Leave out any pictures and transcribe all other data below exactly.
^^^^
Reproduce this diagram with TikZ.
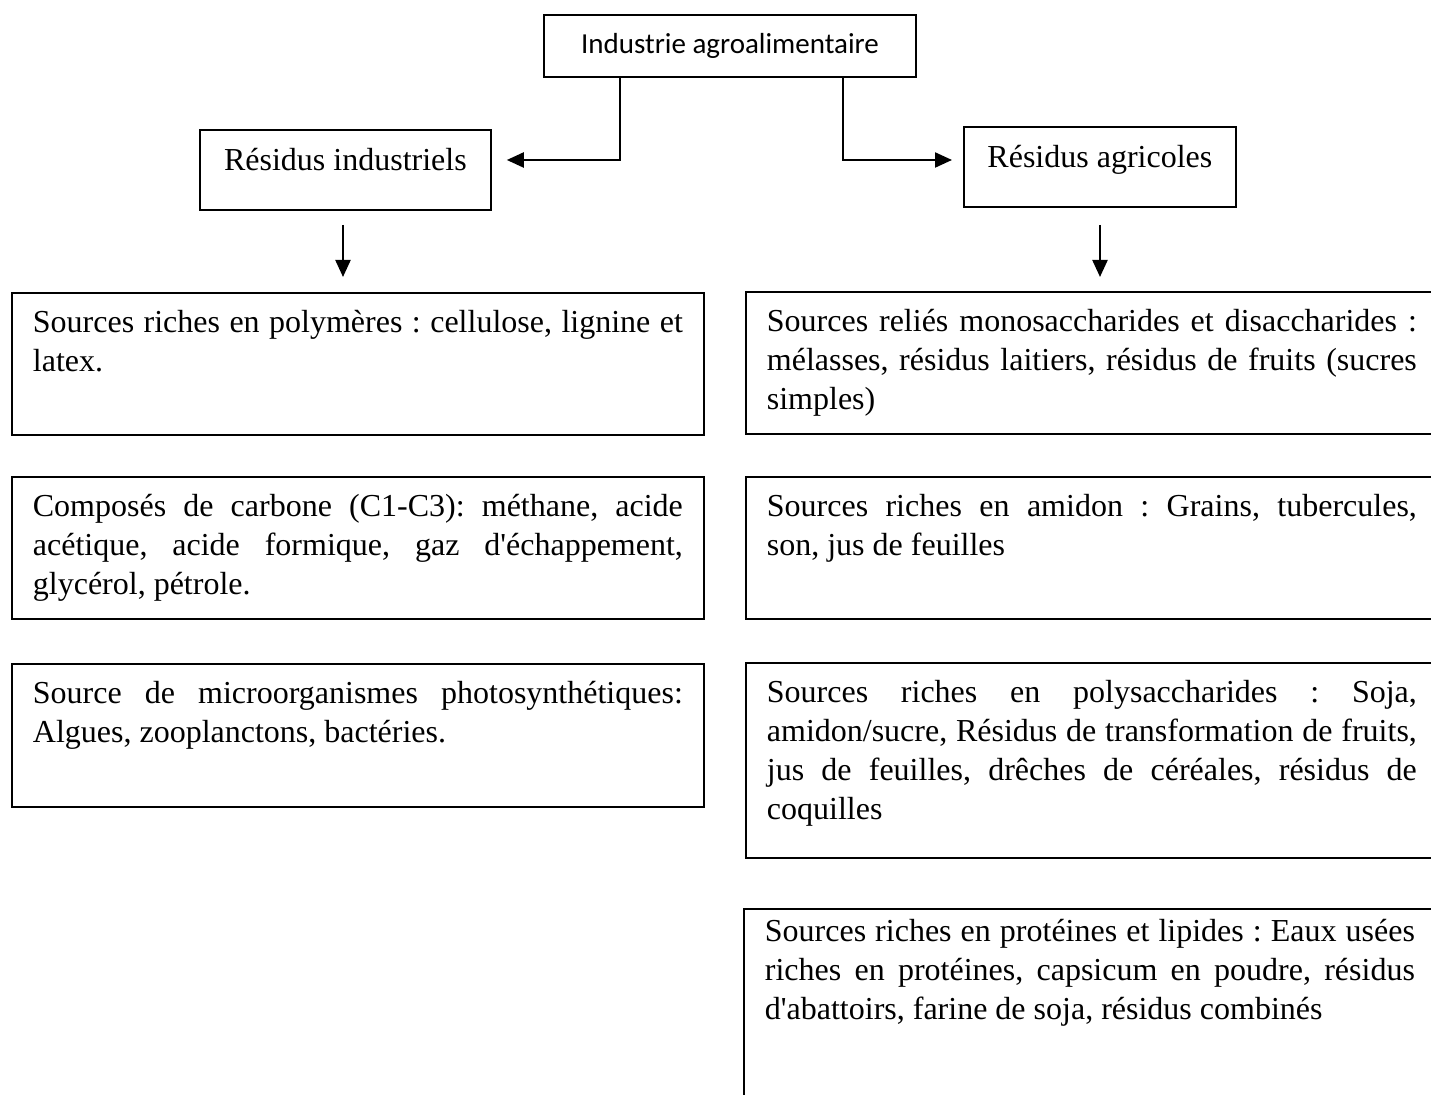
\documentclass[tikz,border=0pt]{standalone}
\usepackage{fontspec}
\setmainfont{Liberation Serif}
\newfontfamily\calibrifont{Carlito}
\usetikzlibrary{arrows.meta}
\frenchspacing
\newcommand\jl[1]{\hbox to \linewidth{#1}}
\newcommand\lastln[1]{\hbox{#1}}
\newcommand\ap{\textquotesingle}
\tikzset{
  every picture/.style={line width=0.9pt},
  txtbox/.style={draw, line width=0.9pt, anchor=north west, inner xsep=10.5pt, inner ysep=0pt,
    font=\fontsize{16pt}{19.5pt}\selectfont},
  titlebox/.style={draw, line width=0.9pt, anchor=north west, inner sep=0pt,
    text height=20.5pt, text depth=19.5pt, font=\fontsize{16pt}{19.5pt}\selectfont},
  arr/.style={line width=1.1pt, -{Triangle[length=8.5pt,width=7.5pt]}}
}
% #1 box height, #2 first baseline distance, #3 first line (justified), #4 remaining lines
\newcommand\bx[4]{\parbox[t][#1][t]{325pt}{\frenchspacing\baselineskip=19.5pt\lineskiplimit=-20pt\jl{\rule{0pt}{#2}#3}#4}}
\begin{document}
\begin{tikzpicture}[x=0.5pt,y=-0.5pt]
\useasboundingbox (0,0) rectangle (1431,1095);
\clip (0,0) rectangle (1431,1095);
\fill[white] (0,0) rectangle (1431,1095);

\node[draw, line width=0.9pt, minimum width=186pt, minimum height=31pt, inner sep=0pt,
  font=\calibrifont\fontsize{14.5pt}{17pt}\selectfont] (top) at (730,46) {Industrie agroalimentaire};

\node[titlebox, minimum width=145.5pt] (ri) at (199,129) {Résidus industriels};
\node[titlebox, minimum width=136pt] (ra) at (963,126) {Résidus agricoles};

\node[txtbox] (l1) at (11,292) {\bx{71pt}{20pt}%
{Sources riches en polymères : cellulose, lignine et}{\lastln{latex.}}};
\node[txtbox] (l2) at (11,476) {\bx{71pt}{20pt}%
{Composés de carbone (C1-C3): méthane, acide}{\jl{acétique, acide formique, gaz d\ap échappement,}\lastln{glycérol, pétrole.}}};
\node[txtbox] (l3) at (11,663) {\bx{71.5pt}{20pt}%
{Source de microorganismes photosynthétiques:}{\lastln{Algues, zooplanctons, bactéries.}}};

\node[txtbox] (r1) at (745,291) {\bx{71pt}{20pt}%
{Sources reliés monosaccharides et disaccharides :}{\jl{mélasses, résidus laitiers, résidus de fruits (sucres}\lastln{simples)}}};
\node[txtbox] (r2) at (745,476) {\bx{71pt}{20pt}%
{Sources riches en amidon : Grains, tubercules,}{\lastln{son, jus de feuilles}}};
\node[txtbox] (r3) at (745,662) {\bx{97.5pt}{20pt}%
{Sources riches en polysaccharides : Soja,}{\jl{amidon/sucre, Résidus de transformation de fruits,}\jl{jus de feuilles, drêches de céréales, résidus de}\lastln{coquilles}}};
\node[txtbox] (r4) at (743,908) {\bx{115pt}{16.5pt}%
{Sources riches en protéines et lipides : Eaux usées}{\jl{riches en protéines, capsicum en poudre, résidus}\lastln{d\ap abattoirs, farine de soja, résidus combinés}}};

\coordinate (k1) at (620,160);
\coordinate (k2) at (843,160);
\draw[arr, shorten >=7.5pt] (top.south -| k1) -- (k1) -- (ri.east |- k1);
\draw[arr, shorten >=5.5pt] (top.south -| k2) -- (k2) -- (ra.west |- k2);

\coordinate (d1) at (343,0);
\coordinate (d2) at (1100,0);
\draw[arr] ([yshift=-7pt]ri.south -| d1) -- ([yshift=7.5pt]l1.north -| d1);
\draw[arr] ([yshift=-8.5pt]ra.south -| d2) -- ([yshift=7pt]r1.north -| d2);
\end{tikzpicture}
\end{document}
^^^^
SOLUTION TO THIS EXERCISE =
Reproduce this diagram with TikZ.
\documentclass[tikz,border=0pt]{standalone}
\usepackage{fontspec}
\setmainfont{Liberation Serif}
\newfontfamily\calibrifont{Carlito}
\usetikzlibrary{arrows.meta}
\frenchspacing
\newcommand\jl[1]{\hbox to \linewidth{#1}}
\newcommand\lastln[1]{\hbox{#1}}
\newcommand\ap{\textquotesingle}
\tikzset{
  every picture/.style={line width=0.9pt},
  txtbox/.style={draw, line width=0.9pt, anchor=north west, inner xsep=10.5pt, inner ysep=0pt,
    font=\fontsize{16pt}{19.5pt}\selectfont},
  titlebox/.style={draw, line width=0.9pt, anchor=north west, inner sep=0pt,
    text height=20.5pt, text depth=19.5pt, font=\fontsize{16pt}{19.5pt}\selectfont},
  arr/.style={line width=1.1pt, -{Triangle[length=8.5pt,width=7.5pt]}}
}
% #1 box height, #2 first baseline distance, #3 first line (justified), #4 remaining lines
\newcommand\bx[4]{\parbox[t][#1][t]{325pt}{\frenchspacing\baselineskip=19.5pt\lineskiplimit=-20pt\jl{\rule{0pt}{#2}#3}#4}}
\begin{document}
\begin{tikzpicture}[x=0.5pt,y=-0.5pt]
\useasboundingbox (0,0) rectangle (1431,1095);
\clip (0,0) rectangle (1431,1095);
\fill[white] (0,0) rectangle (1431,1095);

\node[draw, line width=0.9pt, minimum width=186pt, minimum height=31pt, inner sep=0pt,
  font=\calibrifont\fontsize{14.5pt}{17pt}\selectfont] (top) at (730,46) {Industrie agroalimentaire};

\node[titlebox, minimum width=145.5pt] (ri) at (199,129) {Résidus industriels};
\node[titlebox, minimum width=136pt] (ra) at (963,126) {Résidus agricoles};

\node[txtbox] (l1) at (11,292) {\bx{71pt}{20pt}%
{Sources riches en polymères : cellulose, lignine et}{\lastln{latex.}}};
\node[txtbox] (l2) at (11,476) {\bx{71pt}{20pt}%
{Composés de carbone (C1-C3): méthane, acide}{\jl{acétique, acide formique, gaz d\ap échappement,}\lastln{glycérol, pétrole.}}};
\node[txtbox] (l3) at (11,663) {\bx{71.5pt}{20pt}%
{Source de microorganismes photosynthétiques:}{\lastln{Algues, zooplanctons, bactéries.}}};

\node[txtbox] (r1) at (745,291) {\bx{71pt}{20pt}%
{Sources reliés monosaccharides et disaccharides :}{\jl{mélasses, résidus laitiers, résidus de fruits (sucres}\lastln{simples)}}};
\node[txtbox] (r2) at (745,476) {\bx{71pt}{20pt}%
{Sources riches en amidon : Grains, tubercules,}{\lastln{son, jus de feuilles}}};
\node[txtbox] (r3) at (745,662) {\bx{97.5pt}{20pt}%
{Sources riches en polysaccharides : Soja,}{\jl{amidon/sucre, Résidus de transformation de fruits,}\jl{jus de feuilles, drêches de céréales, résidus de}\lastln{coquilles}}};
\node[txtbox] (r4) at (743,908) {\bx{115pt}{16.5pt}%
{Sources riches en protéines et lipides : Eaux usées}{\jl{riches en protéines, capsicum en poudre, résidus}\lastln{d\ap abattoirs, farine de soja, résidus combinés}}};

\coordinate (k1) at (620,160);
\coordinate (k2) at (843,160);
\draw[arr, shorten >=7.5pt] (top.south -| k1) -- (k1) -- (ri.east |- k1);
\draw[arr, shorten >=5.5pt] (top.south -| k2) -- (k2) -- (ra.west |- k2);

\coordinate (d1) at (343,0);
\coordinate (d2) at (1100,0);
\draw[arr] ([yshift=-7pt]ri.south -| d1) -- ([yshift=7.5pt]l1.north -| d1);
\draw[arr] ([yshift=-8.5pt]ra.south -| d2) -- ([yshift=7pt]r1.north -| d2);
\end{tikzpicture}
\end{document}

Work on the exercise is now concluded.